In this case, the sexual activity is alleged to have taken place between two, consenting adults at any one time. Normally, such a consensual act would not be considered immoral. However, Samden was both a monk and the Assistant Spiritual Director of the whole of the NKT empire and, as such, occupied a position of trust. This raised status transforms a consensual act into an abusive one. The UK Sexual Offences Act 2000 for example, argues that it is an abuse where a person who holds a position of trust over another engages in sexual relations with that person. Since Samden was in a position of great power and trust at the time these events are said to have occurred and the supposed relationship between the individuals concerned was a fiduciary one, it would certainly be appropriate to refer to such acts as abusive.
Of course, it could be argued that, because the supposed victims were adults under the impression that the sexual activity was, it seems, ‘tantric’ and therefore conducive to their long term well-being they would have consented to the activity, thus rendering it non-abusive. The reality of the situation however, is that the path that Samden is alleged to have espoused was common to him alone; as Gyatso put it, ‘you tried to spread a sexual lineage which you yourself created’. As a trained Buddhist practitioner with many years experience of teaching the tantric path, Gyatso would surely have been capable of distinguishing a fabricated path from a valid, historically established one.
What this means is that, not only would Samden’s purported multiple relationships with his female students been abusive, occurring as they seem to have done in the context of an unequal relationship, but also that they were justified on the basis of a false representation of the Buddhist path which promised the victim spiritual benefits if they participated. The sexual abuse then would have been of a ritualized form.
It was therefore, of the utmost importance for the credibility of Gyatso and the NKT that they publicly distanced themselves from Samden’s actions at the earliest opportunity, since no organization would want to be accused of knowingly and consistently presiding over adult ritual abuse or be forced to deal with the aftermath of such a scandal.
As with the case of Neil Elliott however, this raises some important questions, not least among them, how Gyatso could once again have not realized that he was presiding over misconduct, misconduct that had been pointed out to him repeatedly but against which he had failed to act. Seemingly, this occurred because the initial accuser had not presented Gyatso with any substantial evidence.

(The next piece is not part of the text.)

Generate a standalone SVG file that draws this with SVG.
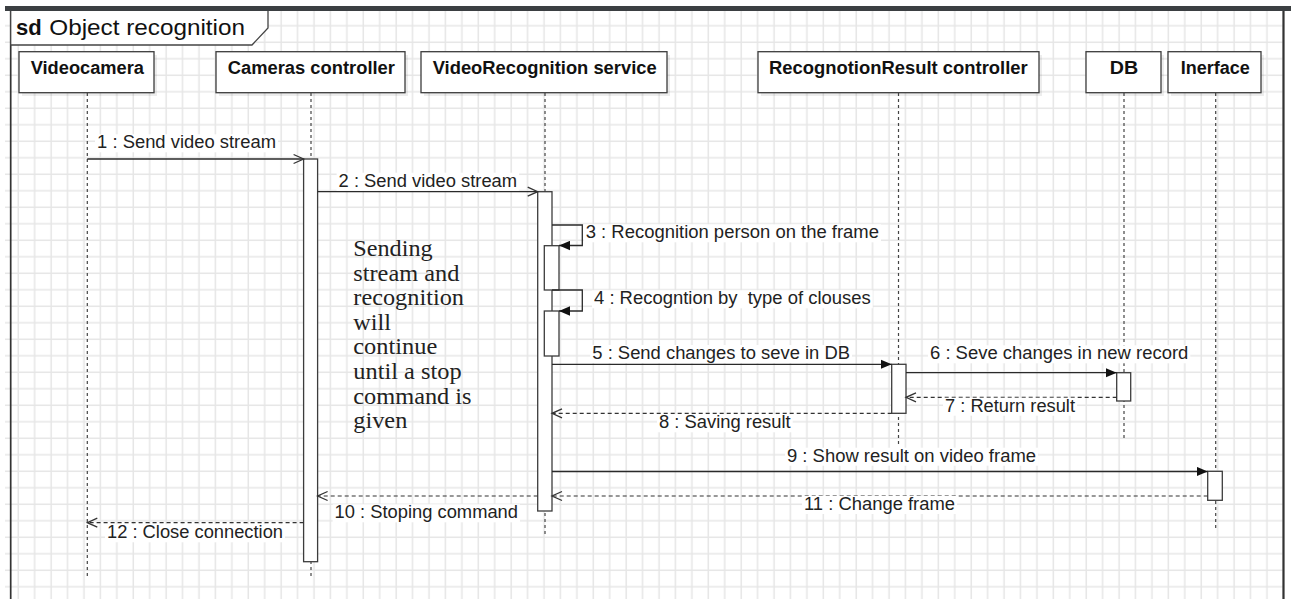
<svg xmlns="http://www.w3.org/2000/svg" width="1291" height="599" viewBox="0 0 1291 599">
<style>
.box{fill:#fff;stroke:#3c3c3c;stroke-width:1.3}
.shadow{fill:#000;opacity:.07}
.hdr{font-family:"Liberation Sans",Arial,sans-serif;font-weight:bold;font-size:18px;fill:#111}
.lbl{font-family:"Liberation Sans",Arial,sans-serif;font-size:17.5px;fill:#222;white-space:pre}
.lblbg{fill:#fff}
.life{stroke:#444;stroke-width:1.2;stroke-dasharray:3 3;fill:none}
.act{fill:#fff;stroke:#3c3c3c;stroke-width:1.3}
.msg{stroke:#2a2a2a;stroke-width:1.3;fill:none}
.ret{stroke:#333;stroke-width:1.2;fill:none;stroke-dasharray:4 3}
.note{font-family:"Liberation Serif","Times New Roman",serif;font-size:22.5px;fill:#222}
.title{font-family:"Liberation Sans",Arial,sans-serif;font-size:22px;fill:#111}
</style>
<defs>
<pattern id="grid" x="10.3" y="100.3" width="16.43" height="16.5" patternUnits="userSpaceOnUse">
<path d="M8 0 V16.5 M0 8 H16.43" stroke="#e6e6e6" stroke-width="1.5" fill="none"/>
</pattern>
<marker id="fa" viewBox="0 0 11 10" refX="11" refY="5" markerWidth="11" markerHeight="10" markerUnits="userSpaceOnUse" orient="auto">
<path d="M0,0.3 L11,5 L0,9.7 z" fill="#111"/>
</marker>
<marker id="oa" viewBox="-1 -1 12 12" refX="10" refY="5" markerWidth="12" markerHeight="12" markerUnits="userSpaceOnUse" orient="auto" overflow="visible">
<path d="M0,0.5 L10,5 L0,9.5" fill="none" stroke="#333" stroke-width="1.3"/>
</marker>
</defs>
<rect width="1291" height="599" fill="#fff"/>
<rect x="5" y="11" width="1278" height="588" fill="url(#grid)"/>
<rect x="5" y="6" width="1286" height="5" fill="#3b3f42"/>
<line x1="10.7" y1="11" x2="10.7" y2="599" stroke="#333" stroke-width="1.7"/>
<line x1="1283.5" y1="11" x2="1283.5" y2="599" stroke="#333" stroke-width="2.2"/>
<g id="frame-title">
<path d="M10.7,11 V45 H252 L268,28 V11" fill="#fff" stroke="#444" stroke-width="1.3"/>
<text class="title" x="16" y="35" font-weight="bold" textLength="25.7" lengthAdjust="spacingAndGlyphs">sd</text>
<text class="title" x="49.3" y="35" textLength="195.7" lengthAdjust="spacingAndGlyphs">Object recognition</text>
</g>
<g id="videocamera">
<line class="life" x1="87.3" y1="93" x2="87.3" y2="576"/>
<rect class="shadow" x="22" y="55" width="135" height="41"/>
<rect class="box" x="19" y="51.7" width="135" height="41"/>
<text class="hdr" x="30.7" y="74" textLength="113.3" lengthAdjust="spacingAndGlyphs">Videocamera</text>
</g>
<g id="cameras-controller">
<line class="life" x1="311" y1="93" x2="311" y2="576"/>
<rect class="shadow" x="219" y="55" width="189" height="41"/>
<rect class="box" x="216" y="51.7" width="189" height="41"/>
<text class="hdr" x="227.7" y="74" textLength="167.3" lengthAdjust="spacingAndGlyphs">Cameras controller</text>
<rect class="act" x="303.6" y="159" width="14" height="402.7"/>
</g>
<g id="videorecognition-service">
<line class="life" x1="545" y1="93" x2="545" y2="535"/>
<rect class="shadow" x="424" y="55" width="246" height="41"/>
<rect class="box" x="421" y="51.7" width="246" height="41"/>
<text class="hdr" x="432.7" y="74" textLength="224" lengthAdjust="spacingAndGlyphs">VideoRecognition service</text>
<rect class="act" x="537.7" y="191.7" width="14.3" height="319.3"/>
<rect class="act" x="544.3" y="245.7" width="14.7" height="44.3"/>
<rect class="act" x="544.3" y="311" width="14.7" height="45"/>
</g>
<g id="recognotionresult-controller">
<line class="life" x1="898.5" y1="93" x2="898.5" y2="447"/>
<rect class="shadow" x="761" y="55" width="281" height="41"/>
<rect class="box" x="758" y="51.7" width="281" height="41"/>
<text class="hdr" x="769" y="74" textLength="258.7" lengthAdjust="spacingAndGlyphs">RecognotionResult controller</text>
<rect class="act" x="891.7" y="364.3" width="14.3" height="49"/>
</g>
<g id="db">
<line class="life" x1="1124" y1="93" x2="1124" y2="440"/>
<rect class="shadow" x="1089" y="55" width="75" height="41"/>
<rect class="box" x="1086" y="51.7" width="75" height="41"/>
<text class="hdr" x="1109.7" y="74" textLength="28.4" lengthAdjust="spacingAndGlyphs">DB</text>
<rect class="act" x="1116.7" y="372.7" width="14" height="28.3"/>
</g>
<g id="inerface">
<line class="life" x1="1215.7" y1="93" x2="1215.7" y2="528.3"/>
<rect class="shadow" x="1171" y="55" width="93" height="41"/>
<rect class="box" x="1168" y="51.7" width="93" height="41"/>
<text class="hdr" x="1180.7" y="74" textLength="69.2" lengthAdjust="spacingAndGlyphs">Inerface</text>
<rect class="act" x="1207.7" y="471.3" width="14.6" height="29"/>
</g>
<g id="note">
<text class="note" x="353.3" y="256" textLength="79.3" lengthAdjust="spacingAndGlyphs">Sending</text>
<text class="note" x="353.3" y="280.6" textLength="106" lengthAdjust="spacingAndGlyphs">stream and</text>
<text class="note" x="353.3" y="305.2" textLength="110.7" lengthAdjust="spacingAndGlyphs">recognition</text>
<text class="note" x="353.3" y="329.8" textLength="37.7" lengthAdjust="spacingAndGlyphs">will</text>
<text class="note" x="353.3" y="354.4" textLength="84" lengthAdjust="spacingAndGlyphs">continue</text>
<text class="note" x="353.3" y="379" textLength="108.3" lengthAdjust="spacingAndGlyphs">until a stop</text>
<text class="note" x="353.3" y="403.6" textLength="118.3" lengthAdjust="spacingAndGlyphs">command is</text>
<text class="note" x="353.3" y="428.2" textLength="54" lengthAdjust="spacingAndGlyphs">given</text>
</g>
<g id="connectors">
<line class="msg" x1="87.3" y1="159" x2="303.6" y2="159" marker-end="url(#oa)"/>
<rect class="lblbg" x="95" y="134.3" width="183" height="18"/>
<text class="lbl" x="97.1" y="148.3" textLength="178.9" lengthAdjust="spacingAndGlyphs">1 : Send video stream</text>

<line class="msg" x1="317.6" y1="191.7" x2="537.7" y2="191.7" marker-end="url(#oa)"/>
<rect class="lblbg" x="336.6" y="172.7" width="182.5" height="18"/>
<text class="lbl" x="338.6" y="186.7" textLength="178.5" lengthAdjust="spacingAndGlyphs">2 : Send video stream</text>

<path class="msg" d="M552,225 H582.3 V245.5 H559" marker-end="url(#fa)"/>
<rect class="lblbg" x="583.7" y="224.3" width="297.3" height="18"/>
<text class="lbl" x="585.7" y="238.3" textLength="293.3" lengthAdjust="spacingAndGlyphs">3 : Recognition person on the frame</text>

<path class="msg" d="M552,290 H582.3 V311 H559" marker-end="url(#fa)"/>
<rect class="lblbg" x="592" y="290.3" width="280.7" height="18"/>
<text class="lbl" x="594" y="304.3" textLength="276.7" lengthAdjust="spacingAndGlyphs">4 : Recogntion by  type of clouses</text>

<line class="msg" x1="552" y1="364.3" x2="891.7" y2="364.3" marker-end="url(#fa)"/>
<rect class="lblbg" x="590.3" y="345" width="261.7" height="18"/>
<text class="lbl" x="592.3" y="359" textLength="257.7" lengthAdjust="spacingAndGlyphs">5 : Send changes to seve in DB</text>

<line class="msg" x1="906" y1="372.7" x2="1116.7" y2="372.7" marker-end="url(#fa)"/>
<rect class="lblbg" x="928" y="345.3" width="262.3" height="18"/>
<text class="lbl" x="930" y="359.3" textLength="258.3" lengthAdjust="spacingAndGlyphs">6 : Seve changes in new record</text>

<line class="ret" x1="1116.7" y1="397.3" x2="906" y2="397.3" marker-end="url(#oa)"/>
<rect class="lblbg" x="943" y="397.7" width="134" height="18"/>
<text class="lbl" x="945" y="411.7" textLength="130" lengthAdjust="spacingAndGlyphs">7 : Return result</text>

<line class="ret" x1="891.7" y1="413.3" x2="552" y2="413.3" marker-end="url(#oa)"/>
<rect class="lblbg" x="657" y="414.3" width="135.7" height="18"/>
<text class="lbl" x="659" y="428.3" textLength="131.7" lengthAdjust="spacingAndGlyphs">8 : Saving result</text>

<line class="msg" x1="552" y1="471.5" x2="1207.7" y2="471.5" marker-end="url(#fa)"/>
<rect class="lblbg" x="785" y="447.7" width="253" height="18"/>
<text class="lbl" x="787" y="461.7" textLength="249" lengthAdjust="spacingAndGlyphs">9 : Show result on video frame</text>

<line class="ret" x1="537.7" y1="496" x2="317.6" y2="496" marker-end="url(#oa)"/>
<rect class="lblbg" x="332.6" y="504.3" width="187.4" height="18"/>
<text class="lbl" x="334.6" y="518.3" textLength="183.4" lengthAdjust="spacingAndGlyphs">10 : Stoping command</text>

<line class="ret" x1="1207.7" y1="496" x2="552" y2="496" marker-end="url(#oa)"/>
<rect class="lblbg" x="802" y="496" width="155" height="18"/>
<text class="lbl" x="804" y="510" textLength="151" lengthAdjust="spacingAndGlyphs">11 : Change frame</text>

<line class="ret" x1="303.6" y1="522.7" x2="87.3" y2="522.7" marker-end="url(#oa)"/>
<rect class="lblbg" x="105" y="524.3" width="180" height="18"/>
<text class="lbl" x="107" y="538.3" textLength="176" lengthAdjust="spacingAndGlyphs">12 : Close connection</text>
</g>
</svg>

Some however must surely have wondered why the ‘Third Buddha’ would have needed such evidence and, in light of his experience with his first proposed successor, why Gyatso had not acted significantly earlier.
In a 2008 response to allegations that ‘Geshe Kelsang has made mistakes in establishing the manner of his succession’ the NKT claimed that Gyatso had in fact ‘…shown great skill in establishing the manner of his succession’, and that it was ‘…thanks to having experienced first-hand the limitations of the other methods of succession that NKT practitioners can appreciate the current system and realize its wisdom’; unsurprisingly, the response made no specific reference to the nature of the ‘limitations’ highlighted by the inappropriate actions of either Elliott or Samden, despite their magnitude.